• Exercise data:

######

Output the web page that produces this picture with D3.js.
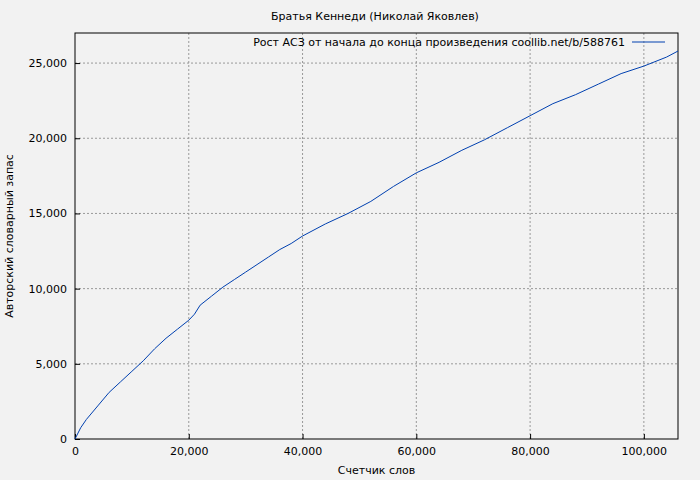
<!DOCTYPE html>
<html><head><meta charset="utf-8">
<script src="https://cdn.jsdelivr.net/npm/d3@7"></script>
<style>body{margin:0;background:#f2f2f2}text{font-family:"DejaVu Sans",sans-serif}</style>
</head><body><svg></svg>
<script>
const words = [0,1000,2000,4000,6000,8000,10000,12000,14000,16000,18000,20000,21000,22000,24000,26000,28000,30000,32000,34000,36000,38000,40000,44000,48000,52000,56000,60000,64000,68000,72000,76000,80000,84000,88000,92000,96000,100000,104000,106000];
const vocab = [0,750,1300,2200,3100,3800,4500,5200,6000,6700,7300,7900,8300,8900,9500,10100,10600,11100,11600,12100,12600,13000,13500,14300,15000,15800,16800,17700,18400,19200,19900,20700,21500,22300,22900,23600,24300,24800,25400,25800];
const xTicks = [0,20000,40000,60000,80000,100000];
const yTicks = [0,5000,10000,15000,20000,25000];

const w = 700, h = 480;
const margin = {top: 33, bottom: 41, left: 75, right: 22};
const chartW = w - margin.left - margin.right, chartH = h - margin.top - margin.bottom;
const svg = d3.select("svg").attr("width", w).attr("height", h);
const chart = svg.append("g").attr("transform", `translate(${margin.left},${margin.top})`);

const x = d3.scaleLinear().domain([0, 106000]).range([0, chartW]);
const y = d3.scaleLinear().domain([0, 27000]).range([chartH, 0]);

// grid
chart.selectAll(".gx").data(xTicks.slice(1)).enter().append("line")
  .attr("x1", d => x(d)).attr("x2", d => x(d)).attr("y1", 0).attr("y2", chartH)
  .attr("stroke", "#999").attr("stroke-dasharray", "2,2");
chart.selectAll(".gy").data(yTicks.slice(1)).enter().append("line")
  .attr("y1", d => y(d)).attr("y2", d => y(d)).attr("x1", 0).attr("x2", chartW)
  .attr("stroke", "#999").attr("stroke-dasharray", "2,2");

// axes, ticks pointing inward
const xa = chart.append("g").attr("transform", `translate(0,${chartH})`)
  .call(d3.axisBottom(x).tickValues(xTicks).tickSizeInner(-5).tickSizeOuter(0).tickPadding(8));
const ya = chart.append("g")
  .call(d3.axisLeft(y).tickValues(yTicks).tickSizeInner(-5).tickSizeOuter(0).tickPadding(8));
[xa, ya].forEach(a => {
  a.select(".domain").remove();
  a.selectAll("text").style("font-size", "11px").attr("fill", "#000");
});
chart.append("rect").attr("width", chartW).attr("height", chartH)
  .attr("fill", "none").attr("stroke", "#000");

chart.append("path").datum(words.map((d, i) => [d, vocab[i]]))
  .attr("fill", "none").attr("stroke", "#0040b0").attr("stroke-width", 1)
  .attr("d", d3.line().x(d => x(d[0])).y(d => y(d[1])));

// legend
svg.append("text").attr("x", 625).attr("y", 46).attr("text-anchor", "end")
  .style("font-size", "11px").text("Рост АСЗ от начала до конца произведения coollib.net/b/588761");
svg.append("line").attr("x1", 632).attr("x2", 665).attr("y1", 42).attr("y2", 42)
  .attr("stroke", "#0040b0");

svg.append("text").attr("x", 375).attr("y", 20).attr("text-anchor", "middle")
  .style("font-size", "11px").text("Братья Кеннеди (Николай Яковлев)");
svg.append("text").attr("x", margin.left + chartW / 2).attr("y", 474).attr("text-anchor", "middle")
  .style("font-size", "11px").text("Счетчик слов");
svg.append("text").attr("transform", "rotate(-90)").attr("x", -(margin.top + chartH / 2)).attr("y", 13)
  .attr("text-anchor", "middle").style("font-size", "11px").text("Авторский словарный запас");
</script></body></html>
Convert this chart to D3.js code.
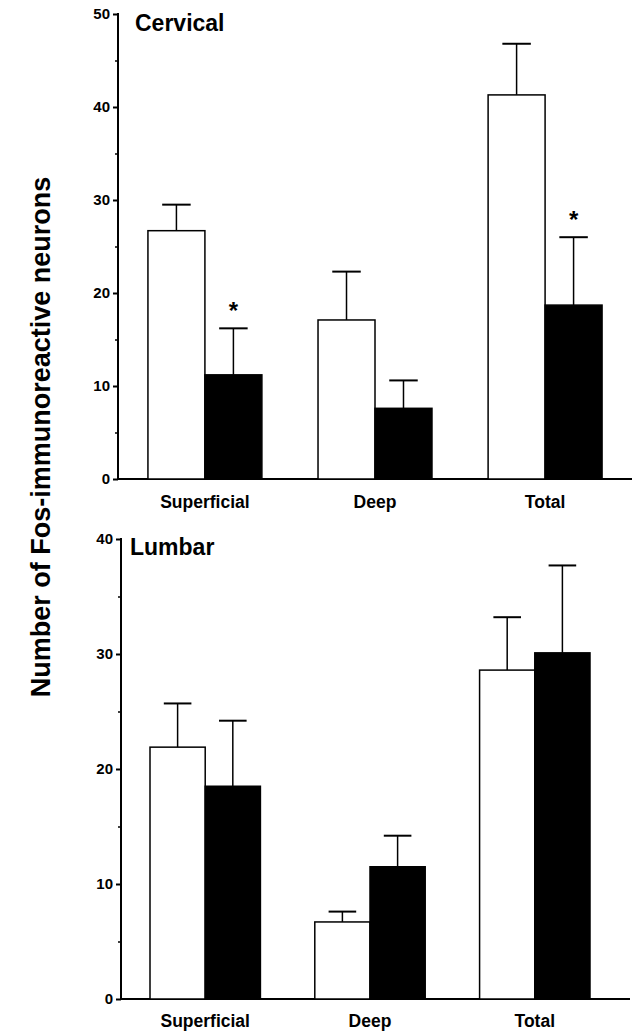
<!DOCTYPE html>
<meta charset="utf-8">
<script src="https://d3js.org/d3.v7.min.js"></script>
<style>
body { margin: 0; background: #fff; }
text { font-family: "Liberation Sans", Arial, sans-serif; font-weight: bold; fill: #000; }
.tick text { font-size: 15px; }
</style>
<div id="chart"></div>
<script>
// data
var groups = ["Superficial", "Deep", "Total"];
var series = ["control", "treated"];

var cervicalMean = [[26.7, 11.2], [17.1, 7.6], [41.3, 18.7]];
var cervicalErr  = [[29.5, 16.2], [22.3, 10.6], [46.8, 26.0]];
var cervicalStar = [[false, true], [false, false], [false, true]];

var lumbarMean = [[21.9, 18.5], [6.7, 11.5], [28.6, 30.1]];
var lumbarErr  = [[25.7, 24.2], [7.6, 14.2], [33.2, 37.7]];
var lumbarStar = [[false, false], [false, false], [false, false]];

var cervicalTicks = [0, 10, 20, 30, 40, 50];
var lumbarTicks = [0, 10, 20, 30, 40];

var svg = d3.select("#chart").append("svg")
  .attr("width", 633).attr("height", 1032);

// y axis title
svg.append("text")
  .attr("transform", "translate(50,437) rotate(-90)")
  .attr("text-anchor", "middle")
  .style("font-size", "27px")
  .text("Number of Fos-immunoreactive neurons");

function panel(p) {
  var g = svg.append("g");
  var y = d3.scaleLinear().domain([0, p.max]).range([p.y0, p.y1]);
  var x = d3.scaleBand().domain(groups).range([p.x0, p.x1])
    .paddingInner(0.33).paddingOuter(0.176);
  var xs = d3.scaleBand().domain(series).range([0, x.bandwidth()]);

  // y axis with major ticks and minor ticks
  var ax = g.append("g").attr("transform", "translate(" + p.x0 + ",0)")
    .call(d3.axisLeft(y).tickValues(p.ticks).tickSize(5).tickPadding(3));
  ax.select(".domain").remove();
  ax.selectAll("line").attr("stroke-width", 2);
  ax.attr("font-family", null).attr("font-size", 15);
  g.append("g").attr("transform", "translate(" + p.x0 + ",0)")
    .call(d3.axisLeft(y).tickValues(d3.range(5, p.max, 10)).tickSize(3).tickFormat(""))
    .call(function (s) { s.select(".domain").remove(); s.selectAll("line").attr("stroke-width", 1.5); });

  g.append("line").attr("x1", p.x0).attr("x2", p.x0)
    .attr("y1", y(p.max) - 1).attr("y2", y(0) + 1)
    .attr("stroke", "#000").attr("stroke-width", 2);
  g.append("line").attr("x1", p.x0).attr("x2", p.xEnd)
    .attr("y1", y(0)).attr("y2", y(0))
    .attr("stroke", "#000").attr("stroke-width", 2);

  groups.forEach(function (grp, i) {
    series.forEach(function (s, j) {
      var bx = x(grp) + xs(s), bw = xs.bandwidth(), cx = bx + bw / 2;
      var v = p.mean[i][j], e = p.err[i][j];
      g.append("line").attr("x1", cx).attr("x2", cx)
        .attr("y1", y(v)).attr("y2", y(e))
        .attr("stroke", "#000").attr("stroke-width", 1.5);
      g.append("line").attr("x1", cx - bw / 4).attr("x2", cx + bw / 4)
        .attr("y1", y(e)).attr("y2", y(e))
        .attr("stroke", "#000").attr("stroke-width", 2);
      g.append("rect").attr("x", bx).attr("width", bw)
        .attr("y", y(v)).attr("height", y(0) - y(v))
        .attr("fill", j === 0 ? "#fff" : "#000")
        .attr("stroke", "#000").attr("stroke-width", 1.5);
      if (p.star[i][j]) {
        g.append("text").attr("x", cx).attr("y", y(e) - 9)
          .attr("text-anchor", "middle").style("font-size", "24px").text("*");
      }
    });
    g.append("text").attr("x", x(grp) + x.bandwidth() / 2).attr("y", p.labelY)
      .attr("text-anchor", "middle").style("font-size", "17.5px").text(grp);
  });

  g.append("text").attr("x", p.x0 + p.titleDx).attr("y", p.titleY)
    .style("font-size", "23px").text(p.title);
}

panel({ title: "Cervical", max: 50, ticks: cervicalTicks, mean: cervicalMean, err: cervicalErr, star: cervicalStar,
  y0: 479, y1: 14, x0: 118, x1: 632, xEnd: 632, labelY: 508, titleDx: 17, titleY: 31 });
panel({ title: "Lumbar", max: 40, ticks: lumbarTicks, mean: lumbarMean, err: lumbarErr, star: lumbarStar,
  y0: 999, y1: 539, x0: 121, x1: 619, xEnd: 630, labelY: 1027, titleDx: 9, titleY: 555 });
</script>
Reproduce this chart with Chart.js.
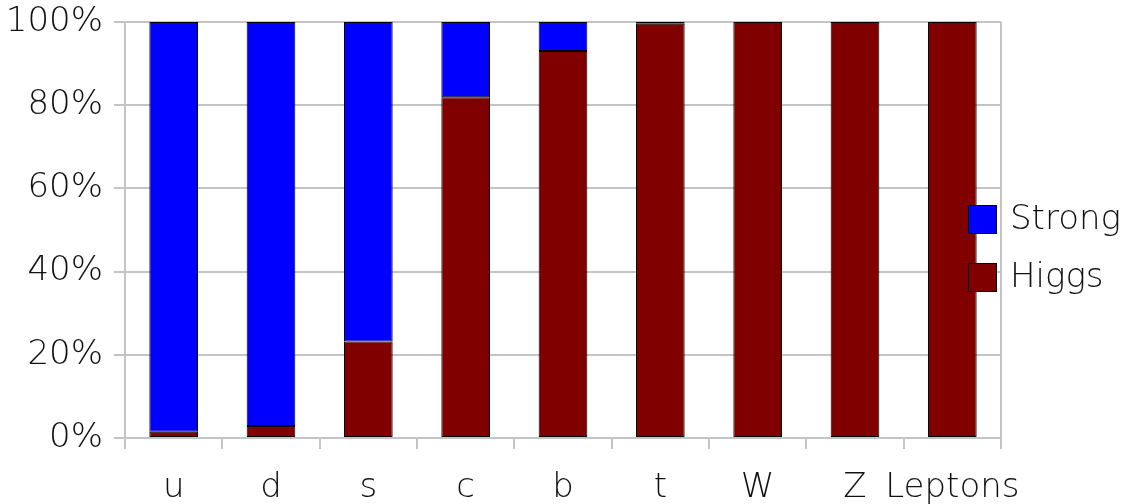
<!DOCTYPE html>
<html>
<head>
<meta charset="utf-8">
<script src="https://cdn.jsdelivr.net/npm/chart.js@4.4.0/dist/chart.umd.min.js"></script>
<style>
  body { margin: 0; background: #fff; }
</style>
</head>
<body>
<canvas id="chart" width="1128" height="504"></canvas>
<script>
const categories = ['u', 'd', 's', 'c', 'b', 't', 'W', 'Z', 'Leptons'];
const higgs = [1.5, 2.9, 23.2, 81.9, 93.0, 99.6, 100, 100, 100];
const strong = [98.5, 97.1, 76.8, 18.1, 7.0, 0.4, 0, 0, 0];

const gridColor = '#c4c4c4';
const textColor = '#111';
const fontFamily = '"DejaVu Sans", sans-serif';
const fontWeight = 200;

// legend sits on top of the plot's right edge, like the original
const overlayLegend = {
  id: 'overlayLegend',
  afterDraw(chart) {
    const ctx = chart.ctx;
    const area = chart.chartArea;
    ctx.save();
    // right border of the plot
    ctx.strokeStyle = gridColor;
    ctx.lineWidth = 2;
    ctx.beginPath();
    ctx.moveTo(area.right, area.top);
    ctx.lineTo(area.right, area.bottom);
    ctx.stroke();

    const items = chart.data.datasets.slice().reverse();
    ctx.font = fontWeight + ' 34px ' + fontFamily;
    ctx.textBaseline = 'middle';
    ctx.textAlign = 'left';
    items.forEach((ds, i) => {
      const cy = 219 + i * 58;
      const bx = 968;
      ctx.fillStyle = ds.backgroundColor;
      ctx.fillRect(bx, cy - 14, 28, 28);
      ctx.strokeStyle = '#000';
      ctx.lineWidth = 1;
      ctx.strokeRect(bx + 0.5, cy - 13.5, 28, 28);
      ctx.fillStyle = textColor;
      ctx.fillText(ds.label, 1010, cy + 1);
    });
    ctx.restore();
  }
};

new Chart(document.getElementById('chart'), {
  type: 'bar',
  data: {
    labels: categories,
    datasets: [
      {
        label: 'Higgs',
        data: higgs,
        backgroundColor: '#800000',
        borderColor: '#000',
        borderWidth: 1,
        borderSkipped: false,
      },
      {
        label: 'Strong',
        data: strong,
        backgroundColor: '#0000ff',
        borderColor: '#000',
        borderWidth: 1,
        borderSkipped: false,
      },
    ],
  },
  options: {
    responsive: false,
    animation: false,
    layout: {
      padding: { top: 22, right: 127, left: 0, bottom: 0 },
    },
    datasets: {
      bar: { categoryPercentage: 1, barPercentage: 0.5 },
    },
    plugins: {
      legend: { display: false },
      tooltip: { enabled: false },
    },
    scales: {
      x: {
        stacked: true,
        afterFit: (scale) => {
          scale.height = 66;
          scale.paddingLeft = 0;
          scale.paddingRight = 0;
        },
        grid: {
          offset: true,
          drawOnChartArea: false,
          color: gridColor,
          lineWidth: 2,
          tickLength: 11,
        },
        border: { color: gridColor, width: 2 },
        ticks: {
          color: textColor,
          padding: 19,
          font: { family: fontFamily, size: 34, weight: fontWeight },
          maxRotation: 0,
          autoSkip: false,
        },
      },
      y: {
        stacked: true,
        min: 0,
        max: 100,
        afterFit: (scale) => {
          scale.width = 125;
          scale.paddingTop = 0;
          scale.paddingBottom = 0;
        },
        grid: {
          color: gridColor,
          lineWidth: 2,
          tickLength: 11,
        },
        border: { color: gridColor, width: 2 },
        ticks: {
          stepSize: 20,
          color: textColor,
          padding: 11,
          font: { family: fontFamily, size: 34, weight: fontWeight },
          callback: (v) => v + '%',
        },
      },
    },
  },
  plugins: [overlayLegend],
});
</script>
</body>
</html>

######

• The exercise:
Quote the data above exactly from the line with "Reproduce this chart with Chart.js." to the line with "const fontWeight = 200;", both ends counted, and nothing else. Pictures don't go in.

• Solution to the problem:
Reproduce this chart with Chart.js.
<!DOCTYPE html>
<html>
<head>
<meta charset="utf-8">
<script src="https://cdn.jsdelivr.net/npm/chart.js@4.4.0/dist/chart.umd.min.js"></script>
<style>
  body { margin: 0; background: #fff; }
</style>
</head>
<body>
<canvas id="chart" width="1128" height="504"></canvas>
<script>
const categories = ['u', 'd', 's', 'c', 'b', 't', 'W', 'Z', 'Leptons'];
const higgs = [1.5, 2.9, 23.2, 81.9, 93.0, 99.6, 100, 100, 100];
const strong = [98.5, 97.1, 76.8, 18.1, 7.0, 0.4, 0, 0, 0];

const gridColor = '#c4c4c4';
const textColor = '#111';
const fontFamily = '"DejaVu Sans", sans-serif';
const fontWeight = 200;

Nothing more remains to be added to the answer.